Reproduce the listing below in full and without alteration, apart from its pictures.
— Start —
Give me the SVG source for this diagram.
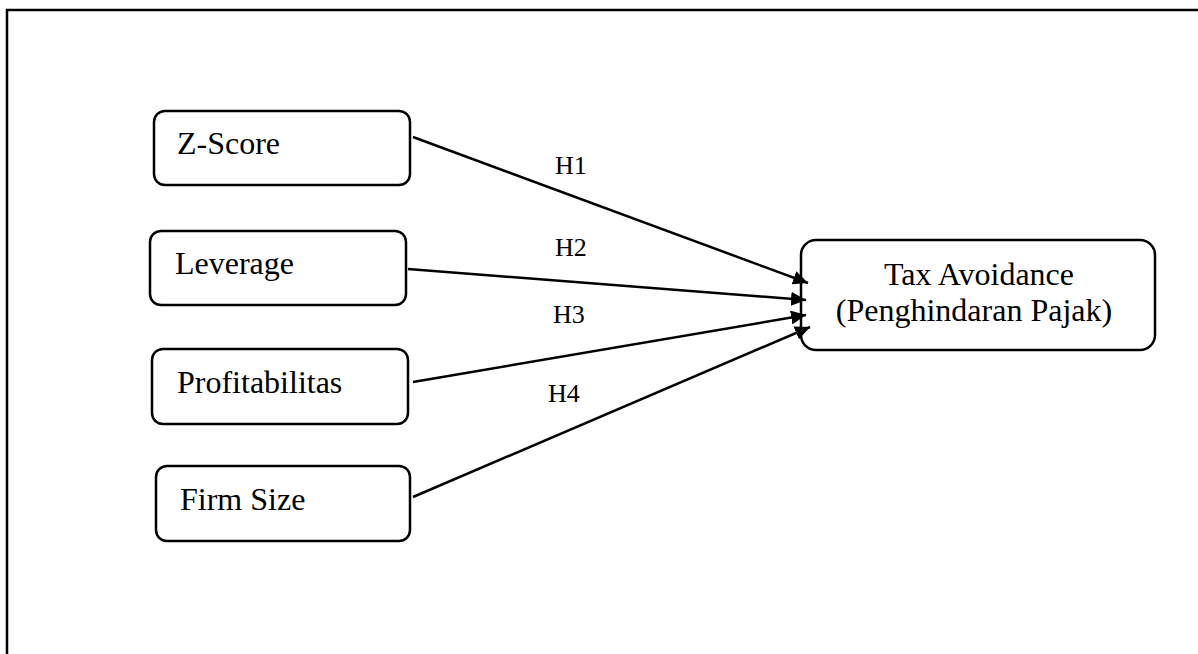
<svg xmlns="http://www.w3.org/2000/svg" width="1198" height="654" viewBox="0 0 1198 654">
<style>
.box{fill:#fff;stroke:#000;stroke-width:2.5}
.t{font-family:"Liberation Serif","Times New Roman",serif;font-size:32px;fill:#000}
.h{font-family:"Liberation Serif","Times New Roman",serif;font-size:26px;fill:#000}
.c{stroke:#000;stroke-width:2.5;fill:none;marker-end:url(#ah)}
</style>
<defs>
<marker id="ah" markerUnits="userSpaceOnUse" markerWidth="16" markerHeight="14" refX="15" refY="7" orient="auto">
<path d="M0,0 L15,7 L0,14 Z" fill="#000"/>
</marker>
</defs>
<path d="M7,654 V10 H1198" fill="none" stroke="#000" stroke-width="2.5"/>
<g id="z-score"><rect class="box" x="154" y="111" width="256" height="74" rx="11"/><text class="t" x="177" y="154">Z-Score</text></g>
<g id="leverage"><rect class="box" x="150" y="231" width="256" height="74" rx="11"/><text class="t" x="175" y="274">Leverage</text></g>
<g id="profitabilitas"><rect class="box" x="152" y="349" width="256" height="75" rx="11"/><text class="t" x="177" y="393">Profitabilitas</text></g>
<g id="firm-size"><rect class="box" x="156" y="466" width="254" height="75" rx="11"/><text class="t" x="180" y="510">Firm Size</text></g>
<g id="tax-avoidance"><rect class="box" x="801" y="240" width="354" height="110" rx="15"/><text class="t" x="979" y="285" text-anchor="middle">Tax Avoidance</text><text class="t" x="974" y="321" text-anchor="middle">(Penghindaran Pajak)</text></g>
<g id="connectors">
<line class="c" x1="413" y1="137" x2="808" y2="283"/>
<line class="c" x1="408" y1="269" x2="806" y2="300"/>
<line class="c" x1="413" y1="382" x2="806" y2="315"/>
<line class="c" x1="413" y1="497" x2="810" y2="327"/>
<text class="h" x="555" y="174">H1</text>
<text class="h" x="555" y="256">H2</text>
<text class="h" x="553" y="323">H3</text>
<text class="h" x="548" y="402">H4</text>
</g>
</svg>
— End —
Response
Give me the SVG source for this diagram.
<svg xmlns="http://www.w3.org/2000/svg" width="1198" height="654" viewBox="0 0 1198 654">
<style>
.box{fill:#fff;stroke:#000;stroke-width:2.5}
.t{font-family:"Liberation Serif","Times New Roman",serif;font-size:32px;fill:#000}
.h{font-family:"Liberation Serif","Times New Roman",serif;font-size:26px;fill:#000}
.c{stroke:#000;stroke-width:2.5;fill:none;marker-end:url(#ah)}
</style>
<defs>
<marker id="ah" markerUnits="userSpaceOnUse" markerWidth="16" markerHeight="14" refX="15" refY="7" orient="auto">
<path d="M0,0 L15,7 L0,14 Z" fill="#000"/>
</marker>
</defs>
<path d="M7,654 V10 H1198" fill="none" stroke="#000" stroke-width="2.5"/>
<g id="z-score"><rect class="box" x="154" y="111" width="256" height="74" rx="11"/><text class="t" x="177" y="154">Z-Score</text></g>
<g id="leverage"><rect class="box" x="150" y="231" width="256" height="74" rx="11"/><text class="t" x="175" y="274">Leverage</text></g>
<g id="profitabilitas"><rect class="box" x="152" y="349" width="256" height="75" rx="11"/><text class="t" x="177" y="393">Profitabilitas</text></g>
<g id="firm-size"><rect class="box" x="156" y="466" width="254" height="75" rx="11"/><text class="t" x="180" y="510">Firm Size</text></g>
<g id="tax-avoidance"><rect class="box" x="801" y="240" width="354" height="110" rx="15"/><text class="t" x="979" y="285" text-anchor="middle">Tax Avoidance</text><text class="t" x="974" y="321" text-anchor="middle">(Penghindaran Pajak)</text></g>
<g id="connectors">
<line class="c" x1="413" y1="137" x2="808" y2="283"/>
<line class="c" x1="408" y1="269" x2="806" y2="300"/>
<line class="c" x1="413" y1="382" x2="806" y2="315"/>
<line class="c" x1="413" y1="497" x2="810" y2="327"/>
<text class="h" x="555" y="174">H1</text>
<text class="h" x="555" y="256">H2</text>
<text class="h" x="553" y="323">H3</text>
<text class="h" x="548" y="402">H4</text>
</g>
</svg>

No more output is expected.